43. The scheme of the Act shows therefore that wherever this Act intends a particular relief to be given by the Tribunal it says so and where in sections relief has been provided as an addition to the ordinary law of the country, no mention is made of the Tribunal. In regard to debts secured on immovable and movable property as given in Sections 16 and 17, the Tribunal is mentioned in Section 16 and not in Section 17 where debts have been secured on movable property. We cannot ignore the difference of language used in these two sections when Section 17 is to be interpreted.
44. There is nothing in the plain words of Section 17 which reserves exclusively to the Tribunal the power to give relief under this section. C. J., in-- 'Mattison v. Hart', (1854) 23 LJ CP 108 (D), said:
'We ought to give the words their plain, fair,literal and natural meaning where we do notsee from its scope that, such meaning would beinconsistent, or would lead to manifold injustice.'
This rule was stated by Lord Cranworth L. C. as'a Cardinal Rule' from which, 'if we depart, weshould launch into a sea of difficulties not easyto fathom'. -- 'Gundry v. Pinnigar', (1852) 21 LJCh 405 (E). The law is summed up at pp. 5 and6 of Maxwell on Interpretation of Statutes and in-- '(1940) AC 1014 at p. 1022 (B)', Viscount Simon L. C. observed :
'The golden rule is that the words of a statute must 'prima facie' be given their ordinary meaning.'
45. In accordance with the principles laid down by these authorities and taking the plain words of Section 17 I am of the opinion that there is nothing to show that the relief provided by this section is not available to a displaced debtor if the matter in which the relief is sought is pending in an ordinary civil Court and not before a Tribunal constituted under the Act.
46. In -- 'AIR 1952 Punj 400 (A)', Eric Weston C. J. gave in my opinion a narrow interpretation of Section 17 by confining it to proceedings before a Tribunal on the grounds :
(1) that section is in Chap.
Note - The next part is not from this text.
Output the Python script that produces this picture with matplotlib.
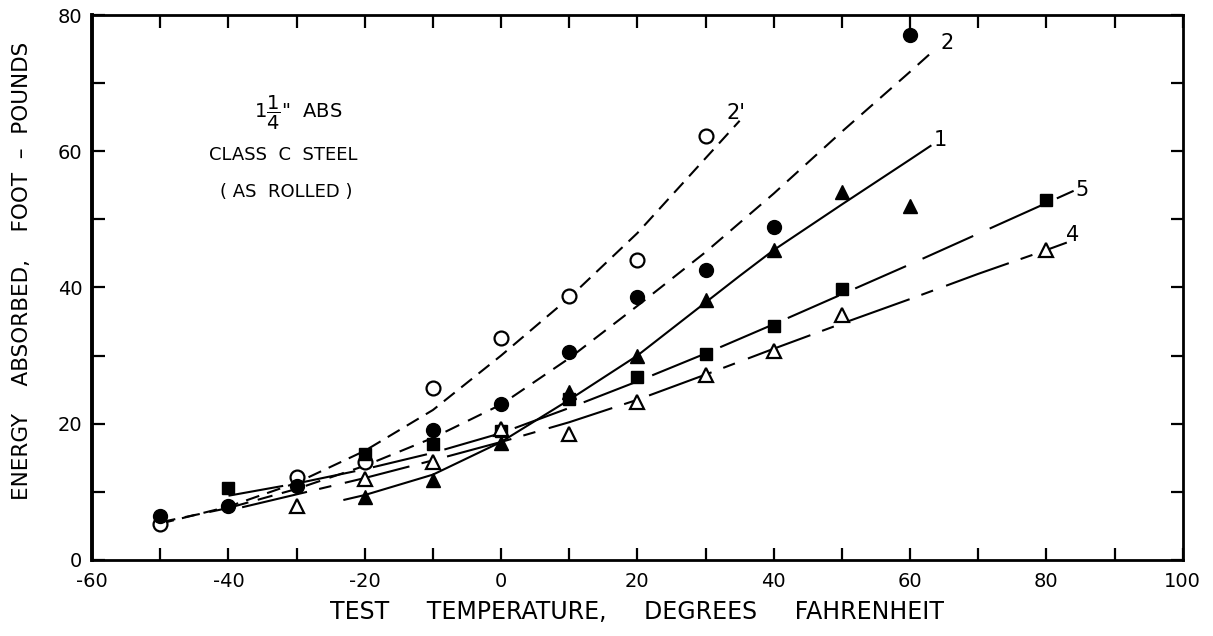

II dealing with adjustment;
(2) it is located between Sections 16 and 18 both of which mention the Tribunal;
(3) that if there is any dispute between the parties as to whether the debtor is or is not a displaced person, it is for the Tribunal to decide this; and
(4) that certain formalities are necessary under Section 5 and under Section 21 the Tribunal has been given the power to revise on the application of a debtor a decree passed before the commencement of the Act.
47. I do not think that the fact that Section 17 appears in the Chapter headed 'Debt Adjustment Proceedings' would be an index to the meaning of the words used in Section 17 if the words are themselves quite clear. As has been said in Maxwell on Interpretation of Statutes, p. 54,
'the headings prefixed to sections or sets of sections.... are regarded as preambles to those sections',
but a preamble cannot be used in interpretation of a section of which the words are clear. In --'AIR 1950 SC 134 (C)', it was held, relying on a judgment of their Lordships of the Privy Council in -- 'Balraj Kunwar v. Jaggatpal Singh', 31 Ind App 133 (PC) CP), that
'marginal notes in an Indian statute, as in an Act of Parliament, cannot be referred to for the purpose of construing the statute.... Nor can the title of a Chapter be legitimately used to restrict the plain terms of an enactment', p. 141.
In -- 'Union Steamship Co. of New Zealand v. Melbourne Trust Commissioners', (1884) 9 AC 365 (G), remarks were made as to the effect on interpretation of dividing an Act into parts with appropriate headings. Sir Robert P. Collier observed at p. 369:
'It may be, indeed, that the fact of a clause being found in a certain group may in some cases possibly throw some light upon its meaning; but it appears to their Lordships that the construction contended for on the part of the plaintiffs that the term 'officers' controls the meaning of the word 'person' in Section 46, applying it solely to officers and negativing its application to a corporation is untenable.'
His Lordship then examined the different clauses and held that the plain meaning of the section was not to be controlled by the heading.
48. Section 9 does not give exclusive jurisdiction to a Tribunal to decide the question whether a person is or is not a displaced person. No doubt Section 3 or this Act gives an overriding effect to the Act, i.e. if such a finding is given by the Tribunal it would be binding, but that does not exclude the jurisdiction of the Courts to determine this question if and when it there arises. Besides if relief provided by Sections 20, 30 and 31 can be given to a displaced debtor in an ordinary civil Court there is no reason why the relief provided by Section 17 should be circumscribed to processings before a Tribunal.
49. If the Legislature has chosen to use certain words in one section, viz., the section dealing with debts secured by immovable property, and different words in another section dealing with movable property and the meaning of the words is plain no consideration as to the requirements or formalities under another section can be brought in to interpret those words nor can on such considerations a different interpretation be given. The Courts must interpret the words according to their plain meaning unless they are likely to lead to an absurdity or repugnancy or inconsistency. In my opinion plain meaning of the words used in Section 17 would not lead to any such absurdity or repugnancy or inconsistency. Neither the scheme of the Act nor the objects of the Act nor the particular location of Section 17 nor the fact that under Section 5 of the Act a schedule of assets and liabilities has to toe given or any other requisites or formalities are under that section necessary can be any ground for departing from the rule laid down in regard to the interpretation to be put on the plain words of a section. And by the interpretation I am putting on this section, the objects of the Act are subserved and not disserved. With due respect to the views of Eric Weston, C. J., I am of the opinion that Section 17 is available to a displaced debtor even when the proceedings are before an ordinary Court of the country and for the reasons that I have given above, I would hold that -- 'AIR 1952 Punj 400 (A)', is not correctly decided.
50. I would therefore allow this petition, set aside the order of the learned Senior SubordinateJudge and make the rule absolute. In the circumstances parties will bear their own costs in this Court.
51. Parties have been directed to appeal in the trial Court on 27-7-1953.